My mum got the opportunity to see the fresco when she visited Florence with my dad earlier this year. She was pleased to find the museum at San Marco was not overrun with crowds of tourists. Appositely, it was quiet, hidden and unsought for.  This fresco itself refuses to dazzle, and this is linked to its intended audience, as she notes:

“Fra Angelico followed the traditional typology, depicting the Virgin seated in an enclosed space on the right and the Angel Gabriel entering on the left.  It is interesting to compare this relatively late Annunciation with an earlier version on wood, painted by Fra Angelico in 1426 for an altar in the convent church of San Domenico in Fiesole.  The two paintings were both intended to inspire spiritual devotion, but in very different settings.
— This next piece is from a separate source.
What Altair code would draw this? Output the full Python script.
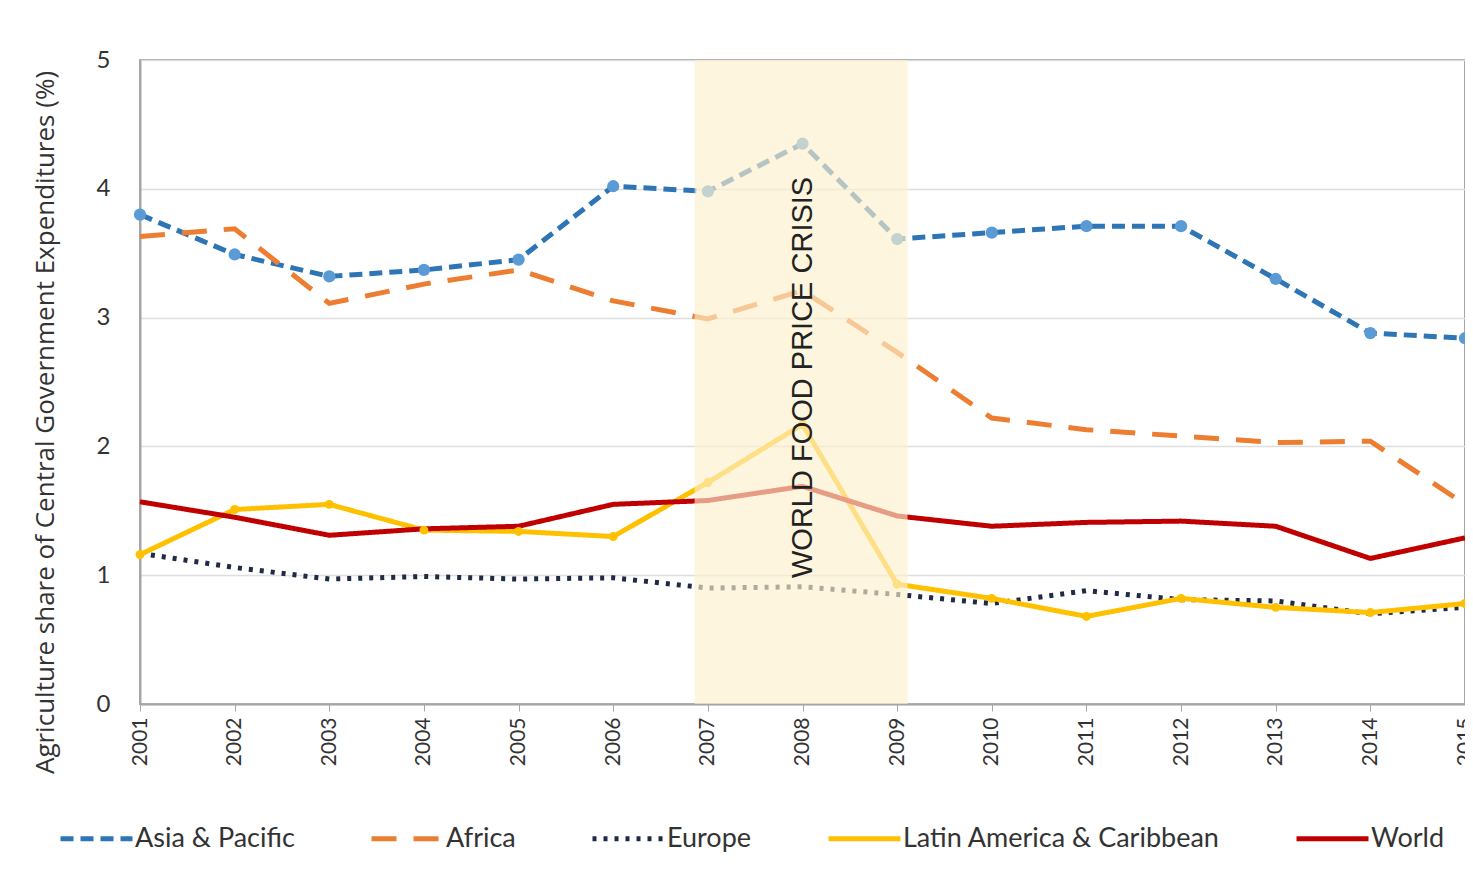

The San Domenico altarpiece faced the congregation and was accessible for the feast of the Annunciation on 25th March.  The San Marco fresco, by contrast, was only accessible to the friars, who would recite prayers before it at prescribed times during the day.”

She moves on to explain:

“Father Timothy Verdon suggests that the key theological message Fra Angelico wanted to give through the image of the Annunciation is about inwardness and attentiveness to the word of God.  In the San Domenico altarpiece, the colours used and the materials evoked are richer than the San Marco fresco – for example the gold on the robes of the Angel, the cloth of honour behind the Virgin, the blue starry ceiling and the marble floor.  The overall effect is of heavenly light and beauty intended to stir delight in the beholder and help them come closer to God. This highly illuminated effect  was intended for the laity and is in strong contrast with the starker spirituality of the San Marco Annunciation, painted for fellow friars to contemplate. In that painting, the space is much simpler with the Virgin seated on a wooden stool wearing a simple dark robe like a Dominican habit. The symbolic and supernatural features of the 1426 Annunciation have largely disappeared (for example the hands of God sending out the dove of the Holy Spirit on a beam of gold light). Instead of looking down, the Virgin is looking directly at the Angel in loving acceptance of God’s will.”

La Anunciación, by Fra Angelico, from Prado in Google Earth - main panel.jpg

The Annunciation, San Domenico, Fiesole

We view the Virgin through a colonnade of columns which as mum explains “evoke the enclosed space of her womb”. Fra Angelico’s “architecture” is “solid and realistic in scale”. However, “Fra Angelico’s figures continue to be idealised and heavenly, delicately moulded like relief sculpture rather than solid and three dimensional.” It is the lightness and lack of solidity in his figures that perhaps most impresses me about Fra Angelico. G.K Chesterton described brilliantly how Fra Angelico’s represented his angels like “birds or almost like butterflies”. The friar had a deep and inspired understanding of humility.

I shall leave the final encomium  to my very knowledgeable mother:

“Fra Angelico was an innovator. The San Domenico altarpiece, as well as being a first in using linear perspective may also be the earliest example of a single field square altarpiece (pala).  However, as a churchman, Fra Angelico was also able to resist some modern innovations; for example, he retained a medieval colour scheme  and some of the ethereal idealisation of the Byzantine style. The naturalism of Renaissance art was a double-edged sword. On the one hand it could bring images alive and help the worshipper emotionally connect. On the other, it could secularise sacred art and attract the love of the viewer for surface appearance only. In the San Domenico Annunciation, Fra Angelico used rich symbolism and jewel-like colours to evoke the heavenly realm for the congregation. In the San Marco Annunciation, his style is more naturalistic, using simpler colours and a more ordinary looking, realistic setting. Rather than presenting the Virgin as Queen of Heaven, Fra Angelico emphases her humanity, perhaps inviting his fellow friars to identify with her. However, unlike the High Renaissance masters such as Leonardo and Raphael,   Fra Angelico does not end up ‘psychologising’ and humanising his message. If anything, the spirituality of the painting is intensified – there are no trappings between the message of God and the Virgin’s frank acceptance of it.”